Dataset section:
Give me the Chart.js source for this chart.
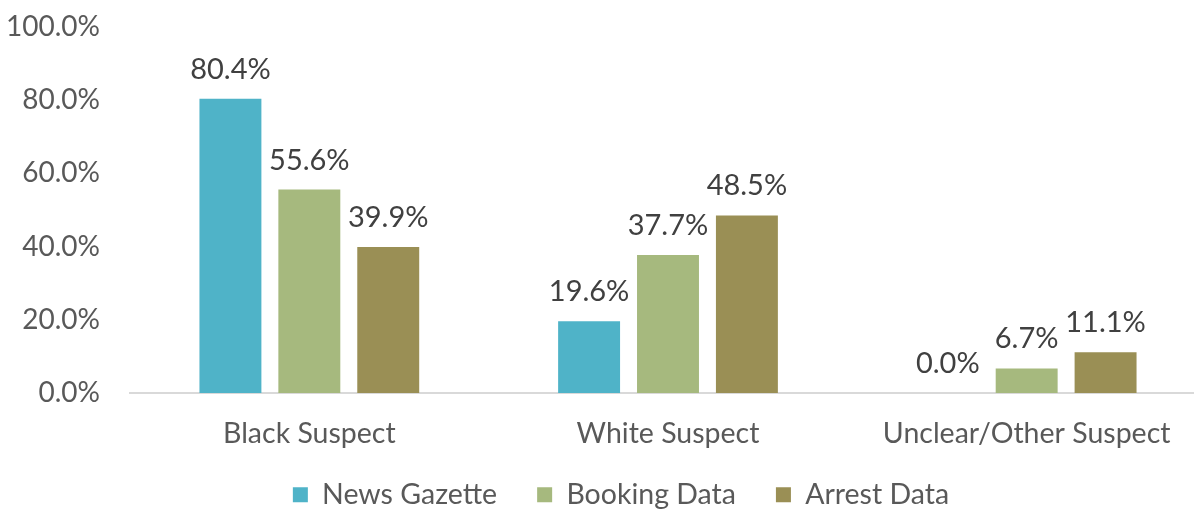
<!DOCTYPE html>
<html>
<head>
<meta charset="utf-8">
<script src="https://cdn.jsdelivr.net/npm/chart.js@4.4.1/dist/chart.umd.min.js"></script>
<style>
    html, body { margin: 0; padding: 0; overflow: hidden; background: #fff; }
    #wrap { width: 1206px; height: 510px; overflow: hidden; }
</style>
</head>
<body>
<div id="wrap"><canvas id="chart" width="1206" height="519"></canvas></div>
<script>
const categories = ["Black Suspect", "White Suspect", "Unclear/Other Suspect"];
const newsGazette = [80.4, 19.6, 0.0];
const bookingData = [55.6, 37.7, 6.7];
const arrestData = [39.9, 48.5, 11.1];
const seriesNames = ["News Gazette", "Booking Data", "Arrest Data"];
const seriesColors = ["#4FB3C8", "#A6B97E", "#9A8F55"];

const FONT = "Lato, 'Open Sans', sans-serif";

// draws the value above each bar
const valueLabels = {
    id: "valueLabels",
    afterLayout(chart) {
        // legend sits a bit right of centre in the original
        chart.legend.left += 18;
        chart.legend.right += 18;
    },
    afterDatasetsDraw(chart) {
        let ctx = chart.ctx;
        ctx.save();
        ctx.font = "29px " + FONT;
        ctx.fillStyle = "#404040";
        ctx.textAlign = "center";
        ctx.textBaseline = "alphabetic";
        chart.data.datasets.forEach((ds, i) => {
            chart.getDatasetMeta(i).data.forEach((bar, j) => {
                ctx.fillText(ds.data[j].toFixed(1) + "%", bar.x, bar.y - 20);
            });
        });
        ctx.restore();
    }
};

new Chart(document.getElementById("chart").getContext("2d"), {
    type: "bar",
    data: {
        labels: categories,
        datasets: [newsGazette, bookingData, arrestData].map((d, i) => ({
            label: seriesNames[i],
            data: d,
            backgroundColor: seriesColors[i],
            barPercentage: 0.785,
            categoryPercentage: 0.66
        }))
    },
    options: {
        responsive: false,
        animation: false,
        layout: { padding: { top: 27, right: 0, left: 0, bottom: 0 } },
        plugins: {
            tooltip: { enabled: false },
            legend: {
                position: "bottom",
                labels: {
                    font: { family: FONT, size: 28.5 },
                    color: "#595959",
                    boxWidth: 15,
                    boxHeight: 15,
                    padding: 40
                }
            }
        },
        scales: {
            x: {
                grid: { display: false, drawTicks: false },
                border: { display: true, color: "#D9D9D9", width: 2 },
                ticks: {
                    font: { family: FONT, size: 28.5 },
                    color: "#595959",
                    padding: 24
                },
                afterFit: s => {
                    s.height = 47.5;
                    s._computeLabelArea = () => undefined; // don't clip labels to the short axis box
                }
            },
            y: {
                min: 0,
                max: 100,
                grid: { display: false, drawTicks: false },
                border: { display: false },
                ticks: {
                    stepSize: 20,
                    font: { family: FONT, size: 28 },
                    color: "#595959",
                    padding: 30,
                    callback: v => v.toFixed(1) + "%"
                },
                afterFit: s => {
                    s.width = 130;
                    s.paddingTop = 0;
                    s.paddingBottom = 0;
                }
            }
        }
    },
    plugins: [valueLabels]
});
</script>
</body>
</html>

Task statement: Print each line of the material above exactly, with the pictures removed from your copy.

Written solution:
Give me the Chart.js source for this chart.
<!DOCTYPE html>
<html>
<head>
<meta charset="utf-8">
<script src="https://cdn.jsdelivr.net/npm/chart.js@4.4.1/dist/chart.umd.min.js"></script>
<style>
    html, body { margin: 0; padding: 0; overflow: hidden; background: #fff; }
    #wrap { width: 1206px; height: 510px; overflow: hidden; }
</style>
</head>
<body>
<div id="wrap"><canvas id="chart" width="1206" height="519"></canvas></div>
<script>
const categories = ["Black Suspect", "White Suspect", "Unclear/Other Suspect"];
const newsGazette = [80.4, 19.6, 0.0];
const bookingData = [55.6, 37.7, 6.7];
const arrestData = [39.9, 48.5, 11.1];
const seriesNames = ["News Gazette", "Booking Data", "Arrest Data"];
const seriesColors = ["#4FB3C8", "#A6B97E", "#9A8F55"];

const FONT = "Lato, 'Open Sans', sans-serif";

// draws the value above each bar
const valueLabels = {
    id: "valueLabels",
    afterLayout(chart) {
        // legend sits a bit right of centre in the original
        chart.legend.left += 18;
        chart.legend.right += 18;
    },
    afterDatasetsDraw(chart) {
        let ctx = chart.ctx;
        ctx.save();
        ctx.font = "29px " + FONT;
        ctx.fillStyle = "#404040";
        ctx.textAlign = "center";
        ctx.textBaseline = "alphabetic";
        chart.data.datasets.forEach((ds, i) => {
            chart.getDatasetMeta(i).data.forEach((bar, j) => {
                ctx.fillText(ds.data[j].toFixed(1) + "%", bar.x, bar.y - 20);
            });
        });
        ctx.restore();
    }
};

new Chart(document.getElementById("chart").getContext("2d"), {
    type: "bar",
    data: {
        labels: categories,
        datasets: [newsGazette, bookingData, arrestData].map((d, i) => ({
            label: seriesNames[i],
            data: d,
            backgroundColor: seriesColors[i],
            barPercentage: 0.785,
            categoryPercentage: 0.66
        }))
    },
    options: {
        responsive: false,
        animation: false,
        layout: { padding: { top: 27, right: 0, left: 0, bottom: 0 } },
        plugins: {
            tooltip: { enabled: false },
            legend: {
                position: "bottom",
                labels: {
                    font: { family: FONT, size: 28.5 },
                    color: "#595959",
                    boxWidth: 15,
                    boxHeight: 15,
                    padding: 40
                }
            }
        },
        scales: {
            x: {
                grid: { display: false, drawTicks: false },
                border: { display: true, color: "#D9D9D9", width: 2 },
                ticks: {
                    font: { family: FONT, size: 28.5 },
                    color: "#595959",
                    padding: 24
                },
                afterFit: s => {
                    s.height = 47.5;
                    s._computeLabelArea = () => undefined; // don't clip labels to the short axis box
                }
            },
            y: {
                min: 0,
                max: 100,
                grid: { display: false, drawTicks: false },
                border: { display: false },
                ticks: {
                    stepSize: 20,
                    font: { family: FONT, size: 28 },
                    color: "#595959",
                    padding: 30,
                    callback: v => v.toFixed(1) + "%"
                },
                afterFit: s => {
                    s.width = 130;
                    s.paddingTop = 0;
                    s.paddingBottom = 0;
                }
            }
        }
    },
    plugins: [valueLabels]
});
</script>
</body>
</html>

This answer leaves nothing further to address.